WHAT THE EXERCISE ASKS =>
Leave the pictures out, and retype all of the material exactly as written.

RECORDED DATA =>
+---+

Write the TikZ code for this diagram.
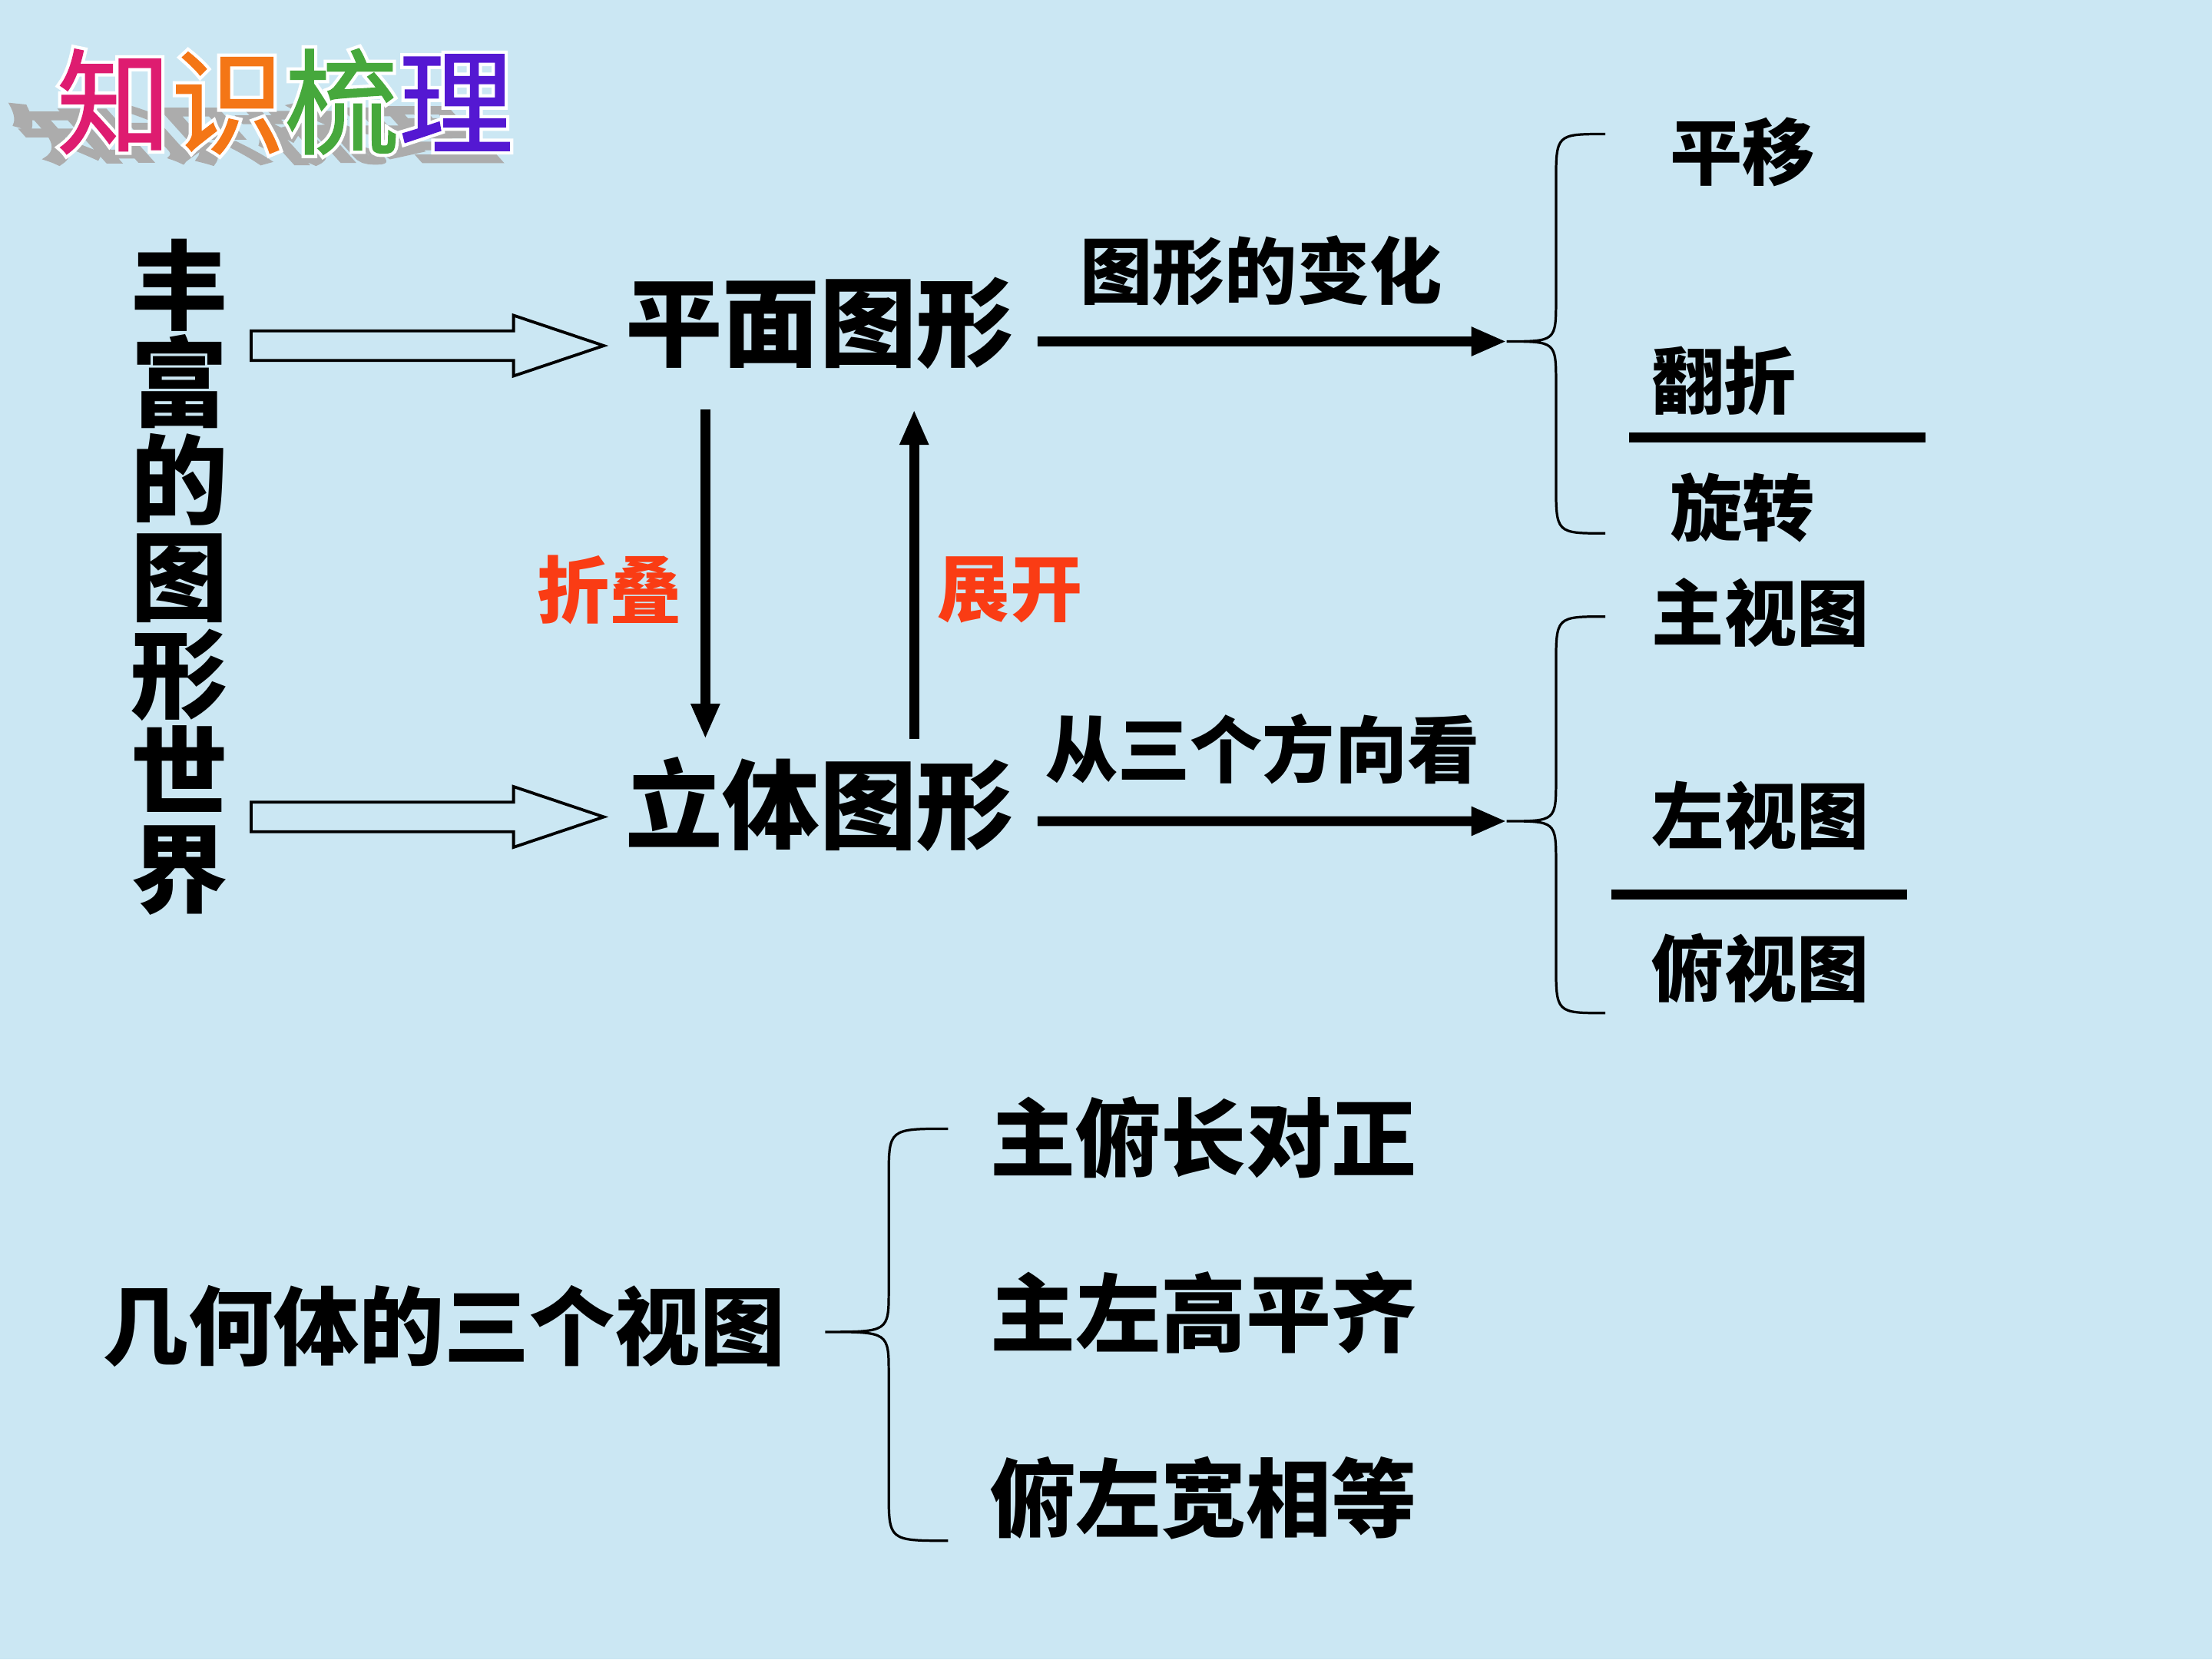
\documentclass[tikz,border=0pt]{standalone}
\usepackage{fontspec}
\setmainfont{Noto Sans CJK SC}
\newfontfamily\titlefont{Noto Sans CJK SC}[FakeBold=1.2]
\newfontfamily\titlehalo{Noto Sans CJK SC}[FakeBold=7]
\usetikzlibrary{arrows.meta}
\definecolor{bgblue}{RGB}{203,231,243}
\definecolor{foldred}{RGB}{250,60,20}
\definecolor{tzhi}{RGB}{222,28,112}
\definecolor{tshi}{RGB}{244,118,22}
\definecolor{tshu}{RGB}{70,168,60}
\definecolor{tli}{RGB}{84,24,210}
\newcommand{\titletext}{{\color{tzhi}知}{\color{tshi}识}{\color{tshu}梳}{\color{tli}理}}
\begin{document}
\begin{tikzpicture}[x=0.1mm, y=-0.1mm, >={Triangle[length=2.5mm,width=1.9mm]},
    big/.style={font=\bfseries\fontsize{19.6}{19.6}\selectfont, inner sep=0pt},
    mid/.style={font=\bfseries\fontsize{14.6}{14.6}\selectfont, inner sep=0pt},
    low/.style={font=\bfseries\fontsize{17.2}{17.2}\selectfont, inner sep=0pt},
    foldlab/.style={mid, text=foldred},
    titlef/.style={font=\titlefont\fontsize{23}{23}\selectfont, inner sep=0pt},
    titleh/.style={font=\titlehalo\fontsize{23}{23}\selectfont, inner sep=0pt},
    arr/.style={->, line width=2pt},
    bar/.style={line width=2pt},
    brace/.style={line width=0.5pt},
    hollow/.style={line width=0.6pt}]
    \useasboundingbox (0,0) rectangle (1568,1176);
    \fill[bgblue] (0,0) rectangle (1568,1176);
    % title
    \node[titleh, text=gray!65, transform shape, xslant=-0.9, yscale=0.55, anchor=south] at (196,116) {知识梳理};
    \node[titleh, text=white] at (202,72) {知识梳理};
    \node[titlef] (title) at (202,72) {\titletext};
    % main nodes
    \node[big, align=center] (world) at (127,409) {丰\\富\\的\\图\\形\\世\\界};
    \node[big] (plane) at (581,229) {平面图形};
    \node[big] (solid) at (581,570) {立体图形};
    \node[foldlab] (fold) at (432,418) {折叠};
    \node[foldlab] (unfold) at (716,418) {展开};
    \node[mid] (change) at (894,192) {图形的变化};
    \node[mid] (look) at (895,531) {从三个方向看};
    \node[mid] (shift) at (1235,108) {平移};
    \node[mid] (flip) at (1222,270) {翻折};
    \node[mid] (turn) at (1235,360) {旋转};
    \node[mid] (front) at (1248,434) {主视图};
    \node[mid] (left) at (1248,578) {左视图};
    \node[mid] (top) at (1248,686) {俯视图};
    \node[low] (three) at (315,940) {几何体的三个视图};
    \node[low] (ruleA) at (853,806) {主俯长对正};
    \node[low] (ruleB) at (853,930) {主左高平齐};
    \node[low] (ruleC) at (853,1062) {俯左宽相等};
    % hollow arrows
    \foreach \y in {245,579}
        \draw[hollow] (178,{\y-10.5}) -- (364,{\y-10.5}) -- (364,{\y-21.5}) -- (428,\y)
            -- (364,{\y+21.5}) -- (364,{\y+10.5}) -- (178,{\y+10.5}) -- cycle;
    % fold / unfold
    \draw[arr] ([xshift=-8.1mm,yshift=-2.8mm]plane.south) -- ([xshift=-8.1mm,yshift=1.2mm]solid.north);
    \draw[arr] ([xshift=6.7mm,yshift=1.2mm]solid.north) -- ([xshift=6.7mm,yshift=-2.8mm]plane.south);
    % braces
    \coordinate (tipA) at (1068,242);
    \coordinate (tipB) at (1068,582);
    \coordinate (tipC) at (585,944);
    \foreach \tx/\lx/\ex/\t/\a/\b in {1068/1103/1138/242/95/378, 1068/1103/1138/582/437/718, 585/630/672/944/800/1092}
        \draw[brace] (\ex,\a) .. controls (\lx,\a) .. (\lx,{\a+35}) -- (\lx,{\t-30})
            .. controls (\lx,\t) .. (\tx,\t) .. controls (\lx,\t) .. (\lx,{\t+30})
            -- (\lx,{\b-35}) .. controls (\lx,\b) .. (\ex,\b);
    \draw[arr] ([xshift=1.6mm,yshift=-1.3mm]plane.east) -- (tipA);
    \draw[arr] ([xshift=1.6mm,yshift=-1.2mm]solid.east) -- (tipB);
    % fraction bars
    \draw[bar] (1155,310) -- (1365,310);
    \draw[bar] (1142,634) -- (1352,634);
\end{tikzpicture}
\end{document}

+---+

COMPLETE RESPONSE =>
Write the TikZ code for this diagram.
\documentclass[tikz,border=0pt]{standalone}
\usepackage{fontspec}
\setmainfont{Noto Sans CJK SC}
\newfontfamily\titlefont{Noto Sans CJK SC}[FakeBold=1.2]
\newfontfamily\titlehalo{Noto Sans CJK SC}[FakeBold=7]
\usetikzlibrary{arrows.meta}
\definecolor{bgblue}{RGB}{203,231,243}
\definecolor{foldred}{RGB}{250,60,20}
\definecolor{tzhi}{RGB}{222,28,112}
\definecolor{tshi}{RGB}{244,118,22}
\definecolor{tshu}{RGB}{70,168,60}
\definecolor{tli}{RGB}{84,24,210}
\newcommand{\titletext}{{\color{tzhi}知}{\color{tshi}识}{\color{tshu}梳}{\color{tli}理}}
\begin{document}
\begin{tikzpicture}[x=0.1mm, y=-0.1mm, >={Triangle[length=2.5mm,width=1.9mm]},
    big/.style={font=\bfseries\fontsize{19.6}{19.6}\selectfont, inner sep=0pt},
    mid/.style={font=\bfseries\fontsize{14.6}{14.6}\selectfont, inner sep=0pt},
    low/.style={font=\bfseries\fontsize{17.2}{17.2}\selectfont, inner sep=0pt},
    foldlab/.style={mid, text=foldred},
    titlef/.style={font=\titlefont\fontsize{23}{23}\selectfont, inner sep=0pt},
    titleh/.style={font=\titlehalo\fontsize{23}{23}\selectfont, inner sep=0pt},
    arr/.style={->, line width=2pt},
    bar/.style={line width=2pt},
    brace/.style={line width=0.5pt},
    hollow/.style={line width=0.6pt}]
    \useasboundingbox (0,0) rectangle (1568,1176);
    \fill[bgblue] (0,0) rectangle (1568,1176);
    % title
    \node[titleh, text=gray!65, transform shape, xslant=-0.9, yscale=0.55, anchor=south] at (196,116) {知识梳理};
    \node[titleh, text=white] at (202,72) {知识梳理};
    \node[titlef] (title) at (202,72) {\titletext};
    % main nodes
    \node[big, align=center] (world) at (127,409) {丰\\富\\的\\图\\形\\世\\界};
    \node[big] (plane) at (581,229) {平面图形};
    \node[big] (solid) at (581,570) {立体图形};
    \node[foldlab] (fold) at (432,418) {折叠};
    \node[foldlab] (unfold) at (716,418) {展开};
    \node[mid] (change) at (894,192) {图形的变化};
    \node[mid] (look) at (895,531) {从三个方向看};
    \node[mid] (shift) at (1235,108) {平移};
    \node[mid] (flip) at (1222,270) {翻折};
    \node[mid] (turn) at (1235,360) {旋转};
    \node[mid] (front) at (1248,434) {主视图};
    \node[mid] (left) at (1248,578) {左视图};
    \node[mid] (top) at (1248,686) {俯视图};
    \node[low] (three) at (315,940) {几何体的三个视图};
    \node[low] (ruleA) at (853,806) {主俯长对正};
    \node[low] (ruleB) at (853,930) {主左高平齐};
    \node[low] (ruleC) at (853,1062) {俯左宽相等};
    % hollow arrows
    \foreach \y in {245,579}
        \draw[hollow] (178,{\y-10.5}) -- (364,{\y-10.5}) -- (364,{\y-21.5}) -- (428,\y)
            -- (364,{\y+21.5}) -- (364,{\y+10.5}) -- (178,{\y+10.5}) -- cycle;
    % fold / unfold
    \draw[arr] ([xshift=-8.1mm,yshift=-2.8mm]plane.south) -- ([xshift=-8.1mm,yshift=1.2mm]solid.north);
    \draw[arr] ([xshift=6.7mm,yshift=1.2mm]solid.north) -- ([xshift=6.7mm,yshift=-2.8mm]plane.south);
    % braces
    \coordinate (tipA) at (1068,242);
    \coordinate (tipB) at (1068,582);
    \coordinate (tipC) at (585,944);
    \foreach \tx/\lx/\ex/\t/\a/\b in {1068/1103/1138/242/95/378, 1068/1103/1138/582/437/718, 585/630/672/944/800/1092}
        \draw[brace] (\ex,\a) .. controls (\lx,\a) .. (\lx,{\a+35}) -- (\lx,{\t-30})
            .. controls (\lx,\t) .. (\tx,\t) .. controls (\lx,\t) .. (\lx,{\t+30})
            -- (\lx,{\b-35}) .. controls (\lx,\b) .. (\ex,\b);
    \draw[arr] ([xshift=1.6mm,yshift=-1.3mm]plane.east) -- (tipA);
    \draw[arr] ([xshift=1.6mm,yshift=-1.2mm]solid.east) -- (tipB);
    % fraction bars
    \draw[bar] (1155,310) -- (1365,310);
    \draw[bar] (1142,634) -- (1352,634);
\end{tikzpicture}
\end{document}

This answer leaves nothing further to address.